*Your instructions*: Retype the data that follows line by line, exactly, and leave its pictures out.

*Data excerpts*:
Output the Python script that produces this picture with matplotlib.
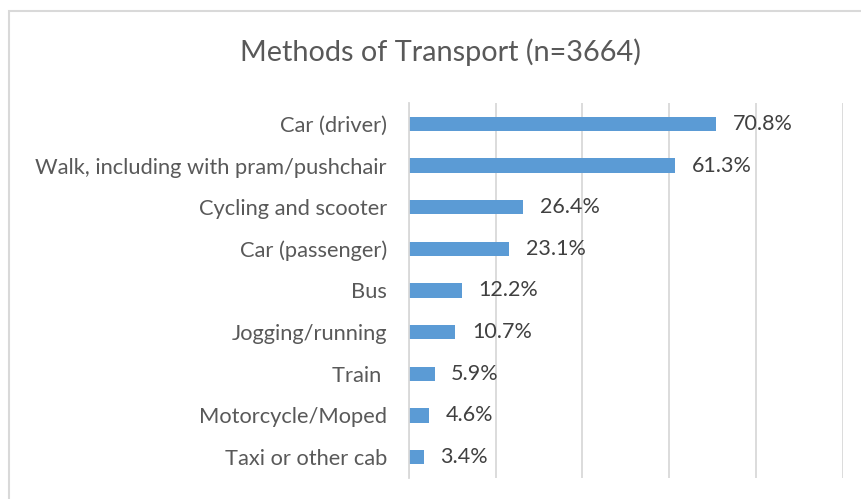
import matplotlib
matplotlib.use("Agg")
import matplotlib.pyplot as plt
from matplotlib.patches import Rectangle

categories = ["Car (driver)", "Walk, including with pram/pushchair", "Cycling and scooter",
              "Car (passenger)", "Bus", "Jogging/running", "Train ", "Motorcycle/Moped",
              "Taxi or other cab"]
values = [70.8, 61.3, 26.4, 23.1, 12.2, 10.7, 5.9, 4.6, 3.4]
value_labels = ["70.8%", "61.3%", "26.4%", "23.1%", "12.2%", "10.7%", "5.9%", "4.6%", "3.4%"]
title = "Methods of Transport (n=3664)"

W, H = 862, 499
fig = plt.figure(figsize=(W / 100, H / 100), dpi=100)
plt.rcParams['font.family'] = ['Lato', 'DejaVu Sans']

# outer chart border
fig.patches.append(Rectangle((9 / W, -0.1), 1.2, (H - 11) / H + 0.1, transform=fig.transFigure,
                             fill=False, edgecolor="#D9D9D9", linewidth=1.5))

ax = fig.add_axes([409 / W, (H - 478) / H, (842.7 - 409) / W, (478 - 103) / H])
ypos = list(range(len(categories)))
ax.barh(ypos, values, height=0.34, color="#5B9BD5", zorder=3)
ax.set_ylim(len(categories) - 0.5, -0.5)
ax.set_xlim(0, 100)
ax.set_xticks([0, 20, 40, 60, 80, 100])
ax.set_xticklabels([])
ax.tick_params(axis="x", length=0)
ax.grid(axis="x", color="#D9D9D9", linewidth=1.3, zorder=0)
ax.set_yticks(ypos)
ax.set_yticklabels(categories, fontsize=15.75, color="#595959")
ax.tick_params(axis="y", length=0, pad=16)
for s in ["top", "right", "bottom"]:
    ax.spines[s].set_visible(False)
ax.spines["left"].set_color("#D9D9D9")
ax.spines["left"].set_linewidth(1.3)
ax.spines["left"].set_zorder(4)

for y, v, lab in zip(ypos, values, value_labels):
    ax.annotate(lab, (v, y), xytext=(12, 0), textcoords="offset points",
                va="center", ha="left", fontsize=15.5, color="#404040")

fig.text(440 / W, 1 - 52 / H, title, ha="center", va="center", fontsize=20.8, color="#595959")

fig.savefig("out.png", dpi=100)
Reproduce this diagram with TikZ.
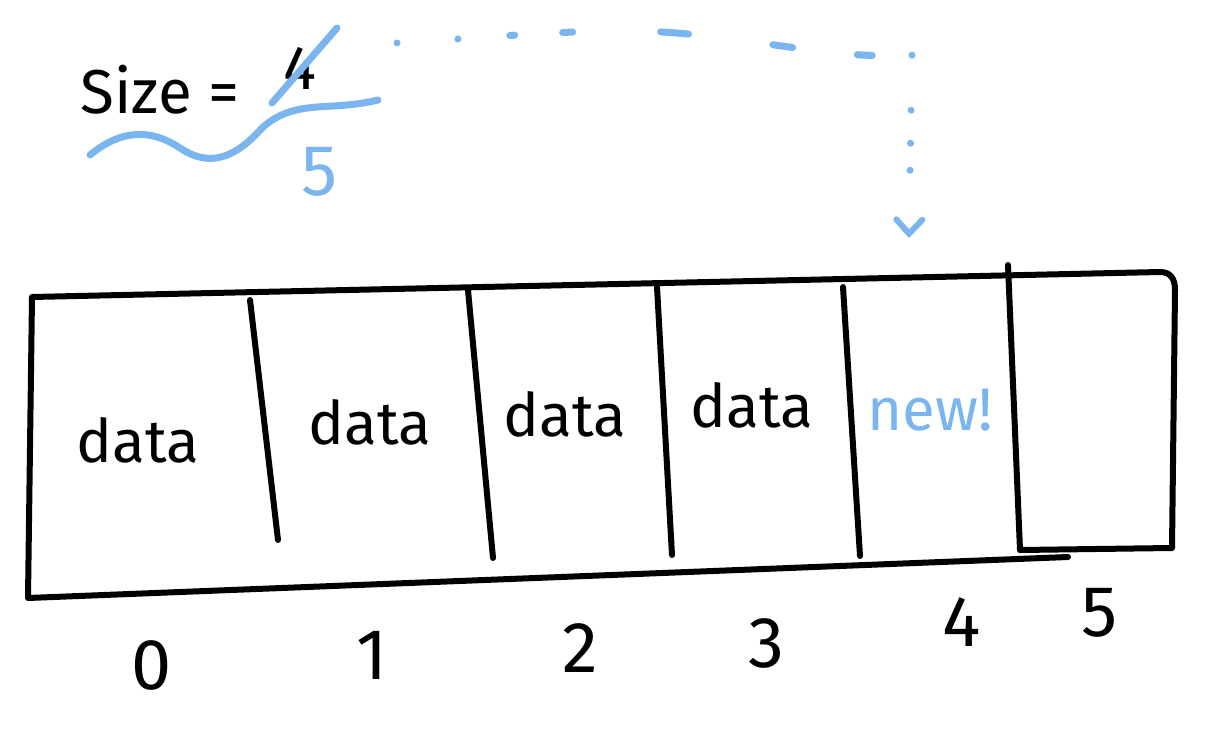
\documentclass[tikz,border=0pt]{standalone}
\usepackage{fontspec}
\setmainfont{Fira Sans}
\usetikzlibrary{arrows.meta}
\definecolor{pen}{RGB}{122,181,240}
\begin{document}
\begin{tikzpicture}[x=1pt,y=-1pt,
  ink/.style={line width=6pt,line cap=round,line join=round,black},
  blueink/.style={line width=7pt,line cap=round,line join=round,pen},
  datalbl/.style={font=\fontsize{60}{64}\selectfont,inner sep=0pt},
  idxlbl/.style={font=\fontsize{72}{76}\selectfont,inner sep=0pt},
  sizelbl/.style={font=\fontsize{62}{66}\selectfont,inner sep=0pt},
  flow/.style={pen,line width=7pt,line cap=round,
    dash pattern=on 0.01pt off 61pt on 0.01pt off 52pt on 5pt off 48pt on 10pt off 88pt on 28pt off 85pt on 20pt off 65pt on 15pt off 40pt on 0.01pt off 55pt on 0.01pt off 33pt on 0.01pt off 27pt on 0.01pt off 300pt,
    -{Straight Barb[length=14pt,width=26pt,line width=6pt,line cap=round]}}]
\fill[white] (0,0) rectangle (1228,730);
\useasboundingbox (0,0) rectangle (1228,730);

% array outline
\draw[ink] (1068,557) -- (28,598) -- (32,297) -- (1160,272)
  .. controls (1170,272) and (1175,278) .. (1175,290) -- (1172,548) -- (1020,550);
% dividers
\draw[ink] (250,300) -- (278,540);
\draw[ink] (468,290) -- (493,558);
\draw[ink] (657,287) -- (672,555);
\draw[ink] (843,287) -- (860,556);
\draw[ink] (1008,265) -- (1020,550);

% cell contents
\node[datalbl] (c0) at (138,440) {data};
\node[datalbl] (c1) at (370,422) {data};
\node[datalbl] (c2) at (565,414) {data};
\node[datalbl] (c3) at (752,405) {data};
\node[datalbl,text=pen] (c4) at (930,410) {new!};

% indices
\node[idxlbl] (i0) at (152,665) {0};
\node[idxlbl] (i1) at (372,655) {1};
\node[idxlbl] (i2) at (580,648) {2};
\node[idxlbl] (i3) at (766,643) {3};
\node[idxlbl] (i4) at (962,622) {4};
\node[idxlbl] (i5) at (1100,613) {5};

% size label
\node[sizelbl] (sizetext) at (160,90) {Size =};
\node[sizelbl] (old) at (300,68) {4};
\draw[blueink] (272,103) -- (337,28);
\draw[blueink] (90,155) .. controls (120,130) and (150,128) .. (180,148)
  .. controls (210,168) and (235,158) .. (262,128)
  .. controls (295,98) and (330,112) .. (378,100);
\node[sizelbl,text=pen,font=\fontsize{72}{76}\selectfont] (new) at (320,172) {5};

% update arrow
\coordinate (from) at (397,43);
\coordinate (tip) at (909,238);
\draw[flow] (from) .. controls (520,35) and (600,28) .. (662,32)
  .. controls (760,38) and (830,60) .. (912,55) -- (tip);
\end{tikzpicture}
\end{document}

*Response to the task*:
Output the Python script that produces this picture with matplotlib.
import matplotlib
matplotlib.use("Agg")
import matplotlib.pyplot as plt
from matplotlib.patches import Rectangle

categories = ["Car (driver)", "Walk, including with pram/pushchair", "Cycling and scooter",
              "Car (passenger)", "Bus", "Jogging/running", "Train ", "Motorcycle/Moped",
              "Taxi or other cab"]
values = [70.8, 61.3, 26.4, 23.1, 12.2, 10.7, 5.9, 4.6, 3.4]
value_labels = ["70.8%", "61.3%", "26.4%", "23.1%", "12.2%", "10.7%", "5.9%", "4.6%", "3.4%"]
title = "Methods of Transport (n=3664)"

W, H = 862, 499
fig = plt.figure(figsize=(W / 100, H / 100), dpi=100)
plt.rcParams['font.family'] = ['Lato', 'DejaVu Sans']

# outer chart border
fig.patches.append(Rectangle((9 / W, -0.1), 1.2, (H - 11) / H + 0.1, transform=fig.transFigure,
                             fill=False, edgecolor="#D9D9D9", linewidth=1.5))

ax = fig.add_axes([409 / W, (H - 478) / H, (842.7 - 409) / W, (478 - 103) / H])
ypos = list(range(len(categories)))
ax.barh(ypos, values, height=0.34, color="#5B9BD5", zorder=3)
ax.set_ylim(len(categories) - 0.5, -0.5)
ax.set_xlim(0, 100)
ax.set_xticks([0, 20, 40, 60, 80, 100])
ax.set_xticklabels([])
ax.tick_params(axis="x", length=0)
ax.grid(axis="x", color="#D9D9D9", linewidth=1.3, zorder=0)
ax.set_yticks(ypos)
ax.set_yticklabels(categories, fontsize=15.75, color="#595959")
ax.tick_params(axis="y", length=0, pad=16)
for s in ["top", "right", "bottom"]:
    ax.spines[s].set_visible(False)
ax.spines["left"].set_color("#D9D9D9")
ax.spines["left"].set_linewidth(1.3)
ax.spines["left"].set_zorder(4)

for y, v, lab in zip(ypos, values, value_labels):
    ax.annotate(lab, (v, y), xytext=(12, 0), textcoords="offset points",
                va="center", ha="left", fontsize=15.5, color="#404040")

fig.text(440 / W, 1 - 52 / H, title, ha="center", va="center", fontsize=20.8, color="#595959")

fig.savefig("out.png", dpi=100)
Reproduce this diagram with TikZ.
\documentclass[tikz,border=0pt]{standalone}
\usepackage{fontspec}
\setmainfont{Fira Sans}
\usetikzlibrary{arrows.meta}
\definecolor{pen}{RGB}{122,181,240}
\begin{document}
\begin{tikzpicture}[x=1pt,y=-1pt,
  ink/.style={line width=6pt,line cap=round,line join=round,black},
  blueink/.style={line width=7pt,line cap=round,line join=round,pen},
  datalbl/.style={font=\fontsize{60}{64}\selectfont,inner sep=0pt},
  idxlbl/.style={font=\fontsize{72}{76}\selectfont,inner sep=0pt},
  sizelbl/.style={font=\fontsize{62}{66}\selectfont,inner sep=0pt},
  flow/.style={pen,line width=7pt,line cap=round,
    dash pattern=on 0.01pt off 61pt on 0.01pt off 52pt on 5pt off 48pt on 10pt off 88pt on 28pt off 85pt on 20pt off 65pt on 15pt off 40pt on 0.01pt off 55pt on 0.01pt off 33pt on 0.01pt off 27pt on 0.01pt off 300pt,
    -{Straight Barb[length=14pt,width=26pt,line width=6pt,line cap=round]}}]
\fill[white] (0,0) rectangle (1228,730);
\useasboundingbox (0,0) rectangle (1228,730);

% array outline
\draw[ink] (1068,557) -- (28,598) -- (32,297) -- (1160,272)
  .. controls (1170,272) and (1175,278) .. (1175,290) -- (1172,548) -- (1020,550);
% dividers
\draw[ink] (250,300) -- (278,540);
\draw[ink] (468,290) -- (493,558);
\draw[ink] (657,287) -- (672,555);
\draw[ink] (843,287) -- (860,556);
\draw[ink] (1008,265) -- (1020,550);

% cell contents
\node[datalbl] (c0) at (138,440) {data};
\node[datalbl] (c1) at (370,422) {data};
\node[datalbl] (c2) at (565,414) {data};
\node[datalbl] (c3) at (752,405) {data};
\node[datalbl,text=pen] (c4) at (930,410) {new!};

% indices
\node[idxlbl] (i0) at (152,665) {0};
\node[idxlbl] (i1) at (372,655) {1};
\node[idxlbl] (i2) at (580,648) {2};
\node[idxlbl] (i3) at (766,643) {3};
\node[idxlbl] (i4) at (962,622) {4};
\node[idxlbl] (i5) at (1100,613) {5};

% size label
\node[sizelbl] (sizetext) at (160,90) {Size =};
\node[sizelbl] (old) at (300,68) {4};
\draw[blueink] (272,103) -- (337,28);
\draw[blueink] (90,155) .. controls (120,130) and (150,128) .. (180,148)
  .. controls (210,168) and (235,158) .. (262,128)
  .. controls (295,98) and (330,112) .. (378,100);
\node[sizelbl,text=pen,font=\fontsize{72}{76}\selectfont] (new) at (320,172) {5};

% update arrow
\coordinate (from) at (397,43);
\coordinate (tip) at (909,238);
\draw[flow] (from) .. controls (520,35) and (600,28) .. (662,32)
  .. controls (760,38) and (830,60) .. (912,55) -- (tip);
\end{tikzpicture}
\end{document}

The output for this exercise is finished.